Technology and prudent practices can ensure that crop output does not suffer in years of drought, notes Surinder Sud.
Is 2015 a drought year? The answer is both yes and no. Yes, because it qualifies to be a meteorological drought with an overall rainfall deficiency of 14 per cent.
It is also a hydrological drought as the total water stock in the country's 91 major reservoirs is nearly 23 per cent below normal.
The groundwater, too, hasn't been recharged adequately in most parts of the country. But it is not a typical agricultural drought, except in some areas.
Kharif sowing has been done in larger acreage than last year thanks to well-spaced, even if subnormal, precipitation during the main planting season in June and July.
Even Marathwada, central Maharashtra, north-interior Karnataka and some other pockets in southern and eastern India, which went through a prolonged dry spell, received good showers in the second half of September.
It allowed belated planting of quick-maturing kharif crops and created conditions favourable for early-sown rabi crops, thus averting a total crop loss.
Several factors have contributed to blunting the impact of this year's poor monsoon on agriculture. Improved drought management skills and growing resilience of agriculture against aberrant weather are significant among them.
Credit also goes to the India Meteorological Department (IMD) for forewarning the impending drought well in advance. This has helped the government to operationalise contingency plans and the farmers to change their cropping pattern to suit the anticipated weather.
A slew of technologies needed for managing weather risks has been evolved under the National Initiative on Climate Resilient Agriculture (Nicra) launched by the Indian Council of
Agricultural Research (Icar) in 2010-11 after the severe drought of 2009.
Contingency plans in standard template are now available for as many as 580 districts to serve as a ready reckoner for the central and state governments.
These plans have been prepared by Icar's Central Research Institute for Dryland Agriculture (Crida) in collaboration with other research centres and state agricultural universities.
Conservation of rainwater in the farmers' fields as well as in the tanks and ponds in and around villages is being promoted under Nicra to protect crops against adverse weather.
Several other situation-specific resource-conservation and weather-proofing agronomic practices have been popularised among farmers to get better crop yields with reduced costs.
Of them, the important ones are zero-tillage (sowing without tilling the land); planting seeds on raised beds interspersed with furrows, instead of flat land; and direct sowing of paddy seeds rather than transplanting the seedlings grown in nurseries.
These have already proved their worth.
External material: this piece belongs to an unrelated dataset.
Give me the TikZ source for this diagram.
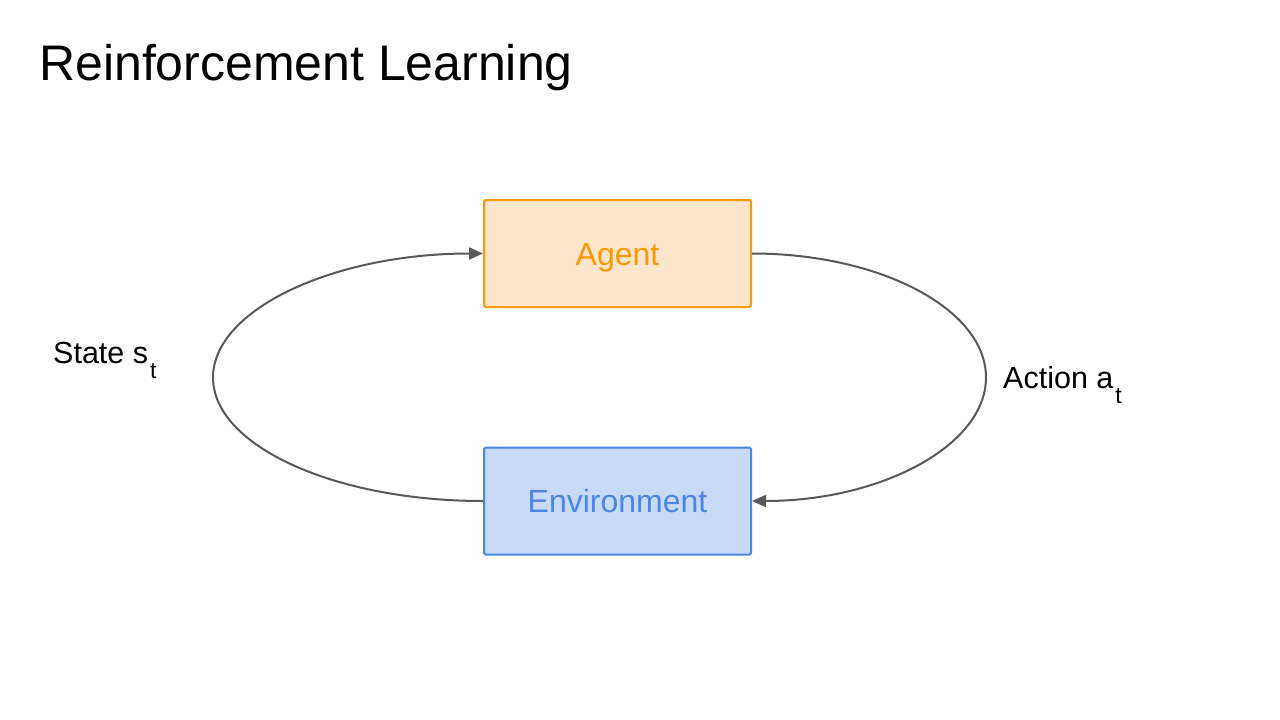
\documentclass[tikz,border=0pt]{standalone}
\usepackage{fontspec}
\setmainfont{Liberation Sans}
\usetikzlibrary{arrows.meta}
\definecolor{agentfill}{HTML}{FCE5CD}
\definecolor{agentline}{HTML}{FF9900}
\definecolor{envfill}{HTML}{C9DAF8}
\definecolor{envline}{HTML}{4A86E8}
\definecolor{linkgray}{HTML}{595959}
\tikzset{
  boxnode/.style={rectangle, rounded corners=1.5pt, line width=2pt, minimum width=267pt, minimum height=107pt, inner sep=0pt, text height=23pt, text depth=0pt, font=\fontsize{32}{38}\selectfont},
  agentbox/.style={boxnode, draw=agentline, fill=agentfill, text=agentline},
  envbox/.style={boxnode, draw=envline, fill=envfill, text=envline},
  link/.style={draw=linkgray, line width=2pt, -{Triangle[length=14pt,width=12pt]}},
  lbl/.style={anchor=base west, inner sep=0pt, font=\fontsize{30.5}{36}\selectfont},
}
\newcommand{\subt}{\kern2pt\raisebox{-15pt}{\fontsize{23}{26}\selectfont t}}
\begin{document}
\begin{tikzpicture}[x=1pt,y=-1pt]
\useasboundingbox[fill=white] (0,0) rectangle (1280,720);
\node[anchor=base west, inner sep=0pt, font=\fontsize{50}{60}\selectfont] (title) at (39,80) {Reinforcement Learning};
\node[agentbox] (agent) at (617.5,253.5) {Agent};
\node[envbox] (env) at (617.5,501) {Environment};
\coordinate (L) at (213,377.5);
\coordinate (R) at (986,377.5);
\draw[link] (env.west) .. controls (334,501) and (213,445.5) .. (L)
  .. controls (213,309.5) and (334,253.5) .. (agent.west);
\draw[link] (agent.east) .. controls (881,253.5) and (986,309.5) .. (R)
  .. controls (986,445.5) and (881,501) .. (env.east);
\node[lbl] (state) at (53,363) {State s\subt};
\node[lbl] (action) at (1003,388) {Action a\subt};
\end{tikzpicture}
\end{document}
In areas where these techniques were put into practice last year, the crops managed to cope with 12 per cent rainfall deficiency without any significant yield loss.
Even during the last rabi season, wheat sown with zero-tillage technique was observed to suffer relatively less damage due to untimely rains and hails, according to Icar sources. Unsurprisingly, therefore, these practices are catching up fast. Zero-tillage system is already estimated to have spread to over two million hectares.
The steadily improving drought-resilience of Indian agriculture is evident from the fact that the crop output during every drought is invariably higher than in the previous one.
Take, for instance, the droughts of 2002 and 2009 which were almost of the same intensity with rainfall deficit of 21 to 22 per cent respectively.
The foodgrain production in 2009 was 218 million tonnes - a good 43 million tonnes higher than 175 million tonnes in 2002. Again, the droughts of 2004 and 2014 were of similar magnitude with a rain deficiency of 12 per cent in each of these years. However, the difference in the food output was a whopping 54 million tonnes - 252.68 million tonnes in 2014, against 198.36 million tonnes in 2004.
Though the rainfall paucity of 14 per cent this year is worse than last year's 12 per cent, the foodgrain output is expected to be better than that of last year, thanks to higher plantings.
These results should spur the government to redouble its efforts to promote climate-smart technologies to cope with monsoon jolts in future.